* [Problem] Verbatim output of all the material below is required.
>> Start Provided material
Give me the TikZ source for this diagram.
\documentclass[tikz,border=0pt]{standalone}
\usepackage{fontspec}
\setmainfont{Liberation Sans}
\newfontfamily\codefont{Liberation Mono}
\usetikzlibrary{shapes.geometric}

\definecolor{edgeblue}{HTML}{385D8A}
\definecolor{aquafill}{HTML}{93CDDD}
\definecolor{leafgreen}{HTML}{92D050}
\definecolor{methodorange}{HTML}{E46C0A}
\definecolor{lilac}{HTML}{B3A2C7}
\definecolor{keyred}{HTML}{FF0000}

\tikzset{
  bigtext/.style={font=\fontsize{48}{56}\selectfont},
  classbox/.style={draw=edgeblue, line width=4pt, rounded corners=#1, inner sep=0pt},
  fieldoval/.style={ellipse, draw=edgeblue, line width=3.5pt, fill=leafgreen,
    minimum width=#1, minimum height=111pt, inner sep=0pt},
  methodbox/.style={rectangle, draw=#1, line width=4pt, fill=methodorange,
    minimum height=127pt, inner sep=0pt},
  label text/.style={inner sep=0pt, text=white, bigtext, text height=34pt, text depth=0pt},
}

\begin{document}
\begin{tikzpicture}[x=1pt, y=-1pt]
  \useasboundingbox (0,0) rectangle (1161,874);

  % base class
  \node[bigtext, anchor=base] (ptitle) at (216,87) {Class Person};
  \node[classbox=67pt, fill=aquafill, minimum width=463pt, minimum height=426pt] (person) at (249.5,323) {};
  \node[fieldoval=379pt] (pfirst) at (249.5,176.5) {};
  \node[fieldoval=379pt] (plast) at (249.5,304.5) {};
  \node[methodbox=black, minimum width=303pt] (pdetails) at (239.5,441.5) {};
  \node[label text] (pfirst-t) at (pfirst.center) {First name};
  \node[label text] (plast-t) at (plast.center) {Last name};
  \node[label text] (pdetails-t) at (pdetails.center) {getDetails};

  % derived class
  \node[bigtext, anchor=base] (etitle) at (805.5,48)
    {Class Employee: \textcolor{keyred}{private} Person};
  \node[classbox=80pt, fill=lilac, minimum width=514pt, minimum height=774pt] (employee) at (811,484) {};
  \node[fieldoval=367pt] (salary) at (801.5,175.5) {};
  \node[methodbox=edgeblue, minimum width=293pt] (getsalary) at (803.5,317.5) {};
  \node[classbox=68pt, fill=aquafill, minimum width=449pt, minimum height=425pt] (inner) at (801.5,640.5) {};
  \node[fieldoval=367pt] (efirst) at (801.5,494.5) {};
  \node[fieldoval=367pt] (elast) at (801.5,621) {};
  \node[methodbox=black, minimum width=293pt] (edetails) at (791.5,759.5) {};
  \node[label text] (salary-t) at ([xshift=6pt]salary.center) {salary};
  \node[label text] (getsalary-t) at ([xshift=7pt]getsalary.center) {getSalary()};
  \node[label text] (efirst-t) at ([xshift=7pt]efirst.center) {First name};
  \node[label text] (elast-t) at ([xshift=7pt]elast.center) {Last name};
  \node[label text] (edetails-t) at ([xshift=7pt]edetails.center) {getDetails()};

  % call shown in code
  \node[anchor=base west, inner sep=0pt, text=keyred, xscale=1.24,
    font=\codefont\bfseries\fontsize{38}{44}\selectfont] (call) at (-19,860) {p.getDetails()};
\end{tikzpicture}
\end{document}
>> End Provided material
* [Exercise output]
Give me the TikZ source for this diagram.
\documentclass[tikz,border=0pt]{standalone}
\usepackage{fontspec}
\setmainfont{Liberation Sans}
\newfontfamily\codefont{Liberation Mono}
\usetikzlibrary{shapes.geometric}

\definecolor{edgeblue}{HTML}{385D8A}
\definecolor{aquafill}{HTML}{93CDDD}
\definecolor{leafgreen}{HTML}{92D050}
\definecolor{methodorange}{HTML}{E46C0A}
\definecolor{lilac}{HTML}{B3A2C7}
\definecolor{keyred}{HTML}{FF0000}

\tikzset{
  bigtext/.style={font=\fontsize{48}{56}\selectfont},
  classbox/.style={draw=edgeblue, line width=4pt, rounded corners=#1, inner sep=0pt},
  fieldoval/.style={ellipse, draw=edgeblue, line width=3.5pt, fill=leafgreen,
    minimum width=#1, minimum height=111pt, inner sep=0pt},
  methodbox/.style={rectangle, draw=#1, line width=4pt, fill=methodorange,
    minimum height=127pt, inner sep=0pt},
  label text/.style={inner sep=0pt, text=white, bigtext, text height=34pt, text depth=0pt},
}

\begin{document}
\begin{tikzpicture}[x=1pt, y=-1pt]
  \useasboundingbox (0,0) rectangle (1161,874);

  % base class
  \node[bigtext, anchor=base] (ptitle) at (216,87) {Class Person};
  \node[classbox=67pt, fill=aquafill, minimum width=463pt, minimum height=426pt] (person) at (249.5,323) {};
  \node[fieldoval=379pt] (pfirst) at (249.5,176.5) {};
  \node[fieldoval=379pt] (plast) at (249.5,304.5) {};
  \node[methodbox=black, minimum width=303pt] (pdetails) at (239.5,441.5) {};
  \node[label text] (pfirst-t) at (pfirst.center) {First name};
  \node[label text] (plast-t) at (plast.center) {Last name};
  \node[label text] (pdetails-t) at (pdetails.center) {getDetails};

  % derived class
  \node[bigtext, anchor=base] (etitle) at (805.5,48)
    {Class Employee: \textcolor{keyred}{private} Person};
  \node[classbox=80pt, fill=lilac, minimum width=514pt, minimum height=774pt] (employee) at (811,484) {};
  \node[fieldoval=367pt] (salary) at (801.5,175.5) {};
  \node[methodbox=edgeblue, minimum width=293pt] (getsalary) at (803.5,317.5) {};
  \node[classbox=68pt, fill=aquafill, minimum width=449pt, minimum height=425pt] (inner) at (801.5,640.5) {};
  \node[fieldoval=367pt] (efirst) at (801.5,494.5) {};
  \node[fieldoval=367pt] (elast) at (801.5,621) {};
  \node[methodbox=black, minimum width=293pt] (edetails) at (791.5,759.5) {};
  \node[label text] (salary-t) at ([xshift=6pt]salary.center) {salary};
  \node[label text] (getsalary-t) at ([xshift=7pt]getsalary.center) {getSalary()};
  \node[label text] (efirst-t) at ([xshift=7pt]efirst.center) {First name};
  \node[label text] (elast-t) at ([xshift=7pt]elast.center) {Last name};
  \node[label text] (edetails-t) at ([xshift=7pt]edetails.center) {getDetails()};

  % call shown in code
  \node[anchor=base west, inner sep=0pt, text=keyred, xscale=1.24,
    font=\codefont\bfseries\fontsize{38}{44}\selectfont] (call) at (-19,860) {p.getDetails()};
\end{tikzpicture}
\end{document}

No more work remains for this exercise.